Nowadays lions, leopards and cheetahs may be the dominant carnivores of Lesotho, Africa, but they all pale in comparison to what might have been the largest predator to ever stalk the continent. Palaeontologists have found the first evidence of a previously unknown mega-carnivore dinosaur that lived much earlier than others of its size.

The evidence in question is a set of footprints left in rock that dates back 200 million years, to the Early Jurassic period. Back then, the area was apparently a watering hole or river bank, judging by the ripple marks and dessication cracks the team found in the surface.

With each print measuring 57 cm (22 in) long and 50 cm (20 in) wide, the three-toed tracks are the largest of their kind ever found in Africa. If they look like the kind of tracks your canary might leave if it was 10 ft tall, that's because they were made by a therapod – the group of dinosaurs birds are directly descended from.

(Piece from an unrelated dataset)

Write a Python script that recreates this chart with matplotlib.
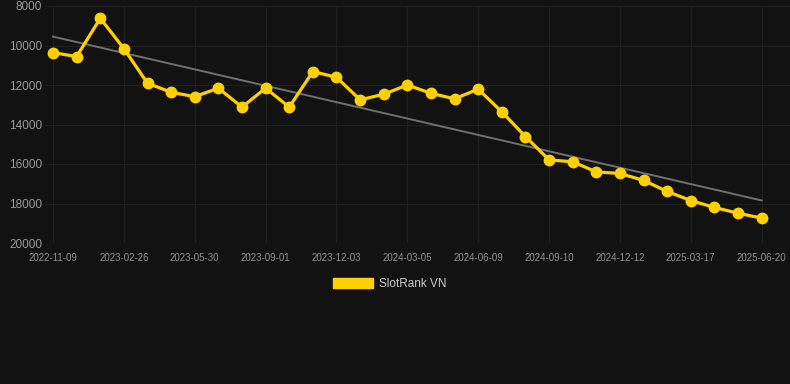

Working backwards from the size of its feet, the researchers estimated that the new species, dubbed Kayentapus ambrokholohali, would have been about 9 m (30 ft) long and 3 m (10 ft) tall at the hip. That's almost twice the average size of other therapods of its time.

"The latest discovery is very exciting and sheds new light on the kind of carnivore that roamed what is now southern Africa," says Fabien Knoll, co-author of the study. "That's because it is the first evidence of an extremely large meat-eating animal roaming a landscape otherwise dominated by a variety of herbivorous, omnivorous and much smaller carnivorous dinosaurs. It really would have been top of the food chain."

But the newly discovered species wasn't just a big fish in its own little pond: its size put it ahead of its time on a global scale. While Kayentapus ambrokholohali would later be dwarfed by its cousins like the 12-m (39-ft) long T Rex, it arrived on the scene tens of millions of years earlier than most other "mega-therapods".

"This discovery marks the first occurrence of very large carnivorous dinosaurs in the Early Jurassic of Gondwana – the prehistoric continent which would later break up and become Africa and other landmasses," says Lara Sciscio, co-author of the study. "This makes it a significant find. Globally, these large tracks are very rare. There is only one other known site similar in age and sized tracks, which is in Poland."

The research was published in the journal PLOS ONE.